EXERCISE DIRECTIONS
Your copy should hold exactly the lines from the one containing "Write the Chart.js code for this chart." to the one containing "const dyoclY = [-29.0, -20.8, 0, 0, -1.7];", inclusive, with no pictures.

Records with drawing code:
══════════════════════════════

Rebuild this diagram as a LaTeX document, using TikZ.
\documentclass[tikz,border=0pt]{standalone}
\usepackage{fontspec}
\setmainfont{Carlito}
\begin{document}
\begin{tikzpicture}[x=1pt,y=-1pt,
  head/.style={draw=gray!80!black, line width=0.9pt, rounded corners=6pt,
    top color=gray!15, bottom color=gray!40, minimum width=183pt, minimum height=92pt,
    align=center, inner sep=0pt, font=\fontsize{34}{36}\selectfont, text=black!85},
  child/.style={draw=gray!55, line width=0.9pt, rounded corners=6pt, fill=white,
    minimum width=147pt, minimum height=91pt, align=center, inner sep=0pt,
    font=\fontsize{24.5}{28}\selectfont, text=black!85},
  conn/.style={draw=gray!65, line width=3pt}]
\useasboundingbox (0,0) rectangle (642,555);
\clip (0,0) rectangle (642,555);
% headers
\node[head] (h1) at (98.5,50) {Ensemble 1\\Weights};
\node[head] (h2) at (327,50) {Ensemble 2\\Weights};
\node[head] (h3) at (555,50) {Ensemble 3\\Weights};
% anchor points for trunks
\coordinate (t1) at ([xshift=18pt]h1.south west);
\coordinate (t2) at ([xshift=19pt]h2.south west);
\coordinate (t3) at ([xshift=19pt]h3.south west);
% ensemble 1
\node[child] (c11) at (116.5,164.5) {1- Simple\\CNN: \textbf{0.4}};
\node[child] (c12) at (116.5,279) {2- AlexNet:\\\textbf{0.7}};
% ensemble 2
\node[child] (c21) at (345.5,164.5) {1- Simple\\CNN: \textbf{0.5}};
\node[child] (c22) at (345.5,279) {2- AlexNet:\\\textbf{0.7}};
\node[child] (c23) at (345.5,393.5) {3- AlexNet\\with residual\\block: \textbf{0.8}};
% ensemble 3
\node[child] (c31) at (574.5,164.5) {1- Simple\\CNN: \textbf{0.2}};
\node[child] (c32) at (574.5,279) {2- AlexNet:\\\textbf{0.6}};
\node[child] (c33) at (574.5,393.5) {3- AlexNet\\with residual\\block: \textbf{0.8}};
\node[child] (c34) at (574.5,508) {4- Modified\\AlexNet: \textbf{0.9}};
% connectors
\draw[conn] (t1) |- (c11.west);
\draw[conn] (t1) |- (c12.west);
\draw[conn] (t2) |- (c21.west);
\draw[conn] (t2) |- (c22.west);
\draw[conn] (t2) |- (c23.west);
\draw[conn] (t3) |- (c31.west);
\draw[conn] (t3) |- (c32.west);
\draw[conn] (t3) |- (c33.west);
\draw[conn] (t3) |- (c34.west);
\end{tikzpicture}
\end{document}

══════════════════════════════

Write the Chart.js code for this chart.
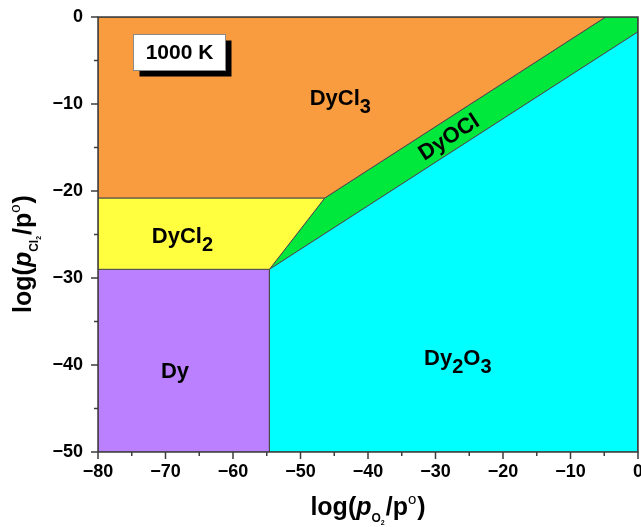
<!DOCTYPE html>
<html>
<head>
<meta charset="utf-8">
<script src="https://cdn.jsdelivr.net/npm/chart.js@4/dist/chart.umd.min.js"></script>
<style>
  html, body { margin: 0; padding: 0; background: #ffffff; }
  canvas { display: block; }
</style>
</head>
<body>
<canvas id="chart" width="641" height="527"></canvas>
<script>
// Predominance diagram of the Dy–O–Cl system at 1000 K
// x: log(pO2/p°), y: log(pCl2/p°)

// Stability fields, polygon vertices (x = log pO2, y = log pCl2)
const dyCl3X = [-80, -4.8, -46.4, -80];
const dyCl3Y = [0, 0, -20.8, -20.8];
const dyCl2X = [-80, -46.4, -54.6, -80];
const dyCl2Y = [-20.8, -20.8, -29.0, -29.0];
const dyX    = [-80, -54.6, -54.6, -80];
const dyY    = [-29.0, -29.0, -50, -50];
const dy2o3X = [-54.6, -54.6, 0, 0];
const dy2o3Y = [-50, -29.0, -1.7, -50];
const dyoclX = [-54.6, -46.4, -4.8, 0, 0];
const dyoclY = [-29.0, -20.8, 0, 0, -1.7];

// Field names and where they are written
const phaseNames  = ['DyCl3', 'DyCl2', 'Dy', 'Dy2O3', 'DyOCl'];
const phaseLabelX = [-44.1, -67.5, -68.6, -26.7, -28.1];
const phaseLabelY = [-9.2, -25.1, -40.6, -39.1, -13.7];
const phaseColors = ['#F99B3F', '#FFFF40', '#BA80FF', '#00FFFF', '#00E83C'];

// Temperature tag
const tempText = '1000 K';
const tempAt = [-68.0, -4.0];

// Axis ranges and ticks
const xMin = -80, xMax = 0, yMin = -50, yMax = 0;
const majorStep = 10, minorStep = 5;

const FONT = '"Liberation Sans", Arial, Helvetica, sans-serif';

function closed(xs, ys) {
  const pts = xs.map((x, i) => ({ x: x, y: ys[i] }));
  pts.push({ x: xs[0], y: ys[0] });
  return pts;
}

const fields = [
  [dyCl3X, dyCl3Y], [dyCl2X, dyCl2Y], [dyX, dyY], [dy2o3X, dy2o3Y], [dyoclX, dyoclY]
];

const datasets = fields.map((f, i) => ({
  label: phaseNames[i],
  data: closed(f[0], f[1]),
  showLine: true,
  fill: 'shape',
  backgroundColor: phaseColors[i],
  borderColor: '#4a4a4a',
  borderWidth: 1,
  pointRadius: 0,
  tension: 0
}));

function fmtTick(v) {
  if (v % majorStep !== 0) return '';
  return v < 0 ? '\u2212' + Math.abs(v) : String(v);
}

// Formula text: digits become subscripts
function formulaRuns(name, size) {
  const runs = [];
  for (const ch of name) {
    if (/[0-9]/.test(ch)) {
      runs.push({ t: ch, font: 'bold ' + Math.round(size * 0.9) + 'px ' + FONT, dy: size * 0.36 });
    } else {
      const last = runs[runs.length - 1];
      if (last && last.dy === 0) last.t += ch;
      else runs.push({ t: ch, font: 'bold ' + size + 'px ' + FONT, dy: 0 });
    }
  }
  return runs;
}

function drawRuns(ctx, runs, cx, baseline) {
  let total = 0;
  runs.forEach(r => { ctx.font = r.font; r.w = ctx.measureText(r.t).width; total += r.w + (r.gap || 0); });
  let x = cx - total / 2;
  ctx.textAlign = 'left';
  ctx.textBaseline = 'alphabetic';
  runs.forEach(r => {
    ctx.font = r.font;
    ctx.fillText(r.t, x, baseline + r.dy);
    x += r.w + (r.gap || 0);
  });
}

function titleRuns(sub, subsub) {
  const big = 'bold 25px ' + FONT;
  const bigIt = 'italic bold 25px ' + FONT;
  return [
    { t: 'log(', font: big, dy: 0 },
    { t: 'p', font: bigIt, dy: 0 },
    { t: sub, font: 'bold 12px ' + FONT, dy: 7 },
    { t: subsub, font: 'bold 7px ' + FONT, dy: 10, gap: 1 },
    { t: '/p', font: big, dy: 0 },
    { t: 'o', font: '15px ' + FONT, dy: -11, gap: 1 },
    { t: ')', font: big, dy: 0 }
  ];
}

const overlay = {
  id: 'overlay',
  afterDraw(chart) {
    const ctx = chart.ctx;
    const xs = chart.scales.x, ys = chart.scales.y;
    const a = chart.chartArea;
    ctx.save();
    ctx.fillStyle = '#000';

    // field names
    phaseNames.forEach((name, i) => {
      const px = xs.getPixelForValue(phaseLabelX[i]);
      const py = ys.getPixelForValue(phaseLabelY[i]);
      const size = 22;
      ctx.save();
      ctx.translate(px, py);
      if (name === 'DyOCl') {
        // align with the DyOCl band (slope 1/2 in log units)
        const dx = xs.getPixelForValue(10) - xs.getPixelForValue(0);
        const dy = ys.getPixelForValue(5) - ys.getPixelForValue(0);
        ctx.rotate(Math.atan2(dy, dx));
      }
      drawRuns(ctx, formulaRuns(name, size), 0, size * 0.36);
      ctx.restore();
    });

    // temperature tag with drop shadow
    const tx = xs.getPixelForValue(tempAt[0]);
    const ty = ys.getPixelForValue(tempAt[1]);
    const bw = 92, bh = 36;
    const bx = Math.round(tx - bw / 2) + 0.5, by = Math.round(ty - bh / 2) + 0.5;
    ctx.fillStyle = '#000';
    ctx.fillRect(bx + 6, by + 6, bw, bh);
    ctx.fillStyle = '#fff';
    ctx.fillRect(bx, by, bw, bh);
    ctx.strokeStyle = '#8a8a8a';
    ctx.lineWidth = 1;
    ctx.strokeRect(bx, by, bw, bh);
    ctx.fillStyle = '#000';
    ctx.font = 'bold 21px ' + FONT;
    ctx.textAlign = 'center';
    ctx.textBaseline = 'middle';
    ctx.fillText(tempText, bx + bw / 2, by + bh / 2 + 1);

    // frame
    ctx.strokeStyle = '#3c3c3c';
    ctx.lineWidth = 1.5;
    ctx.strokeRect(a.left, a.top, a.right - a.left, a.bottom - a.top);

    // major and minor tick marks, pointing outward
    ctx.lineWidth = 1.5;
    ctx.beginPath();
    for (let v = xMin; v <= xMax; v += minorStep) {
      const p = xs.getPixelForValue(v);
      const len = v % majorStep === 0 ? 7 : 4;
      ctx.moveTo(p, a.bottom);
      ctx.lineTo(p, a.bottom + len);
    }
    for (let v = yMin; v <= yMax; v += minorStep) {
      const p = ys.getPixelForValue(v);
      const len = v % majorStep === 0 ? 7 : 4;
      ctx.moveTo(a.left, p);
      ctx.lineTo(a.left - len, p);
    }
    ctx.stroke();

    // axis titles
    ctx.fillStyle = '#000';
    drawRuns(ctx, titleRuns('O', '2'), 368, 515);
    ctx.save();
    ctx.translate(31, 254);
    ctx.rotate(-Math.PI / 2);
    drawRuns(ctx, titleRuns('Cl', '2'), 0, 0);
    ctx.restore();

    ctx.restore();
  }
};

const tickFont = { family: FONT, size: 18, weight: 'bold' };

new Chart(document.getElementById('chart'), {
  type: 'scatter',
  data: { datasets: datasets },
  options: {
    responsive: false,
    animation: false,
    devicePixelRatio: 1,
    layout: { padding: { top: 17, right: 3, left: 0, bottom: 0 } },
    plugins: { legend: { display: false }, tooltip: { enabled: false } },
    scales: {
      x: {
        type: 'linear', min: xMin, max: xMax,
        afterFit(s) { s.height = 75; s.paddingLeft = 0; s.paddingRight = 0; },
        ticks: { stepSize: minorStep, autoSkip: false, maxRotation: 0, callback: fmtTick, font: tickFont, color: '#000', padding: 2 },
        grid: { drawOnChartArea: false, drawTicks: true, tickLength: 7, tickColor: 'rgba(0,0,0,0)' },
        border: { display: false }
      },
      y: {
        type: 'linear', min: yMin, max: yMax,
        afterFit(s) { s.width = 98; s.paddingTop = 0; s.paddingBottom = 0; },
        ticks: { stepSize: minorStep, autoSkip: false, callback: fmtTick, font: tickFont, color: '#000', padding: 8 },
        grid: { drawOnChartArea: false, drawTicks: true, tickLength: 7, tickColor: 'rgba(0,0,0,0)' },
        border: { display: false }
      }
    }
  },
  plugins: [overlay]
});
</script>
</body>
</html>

══════════════════════════════

ANSWER FOR THIS EXERCISE
Write the Chart.js code for this chart.
<!DOCTYPE html>
<html>
<head>
<meta charset="utf-8">
<script src="https://cdn.jsdelivr.net/npm/chart.js@4/dist/chart.umd.min.js"></script>
<style>
  html, body { margin: 0; padding: 0; background: #ffffff; }
  canvas { display: block; }
</style>
</head>
<body>
<canvas id="chart" width="641" height="527"></canvas>
<script>
// Predominance diagram of the Dy–O–Cl system at 1000 K
// x: log(pO2/p°), y: log(pCl2/p°)

// Stability fields, polygon vertices (x = log pO2, y = log pCl2)
const dyCl3X = [-80, -4.8, -46.4, -80];
const dyCl3Y = [0, 0, -20.8, -20.8];
const dyCl2X = [-80, -46.4, -54.6, -80];
const dyCl2Y = [-20.8, -20.8, -29.0, -29.0];
const dyX    = [-80, -54.6, -54.6, -80];
const dyY    = [-29.0, -29.0, -50, -50];
const dy2o3X = [-54.6, -54.6, 0, 0];
const dy2o3Y = [-50, -29.0, -1.7, -50];
const dyoclX = [-54.6, -46.4, -4.8, 0, 0];
const dyoclY = [-29.0, -20.8, 0, 0, -1.7];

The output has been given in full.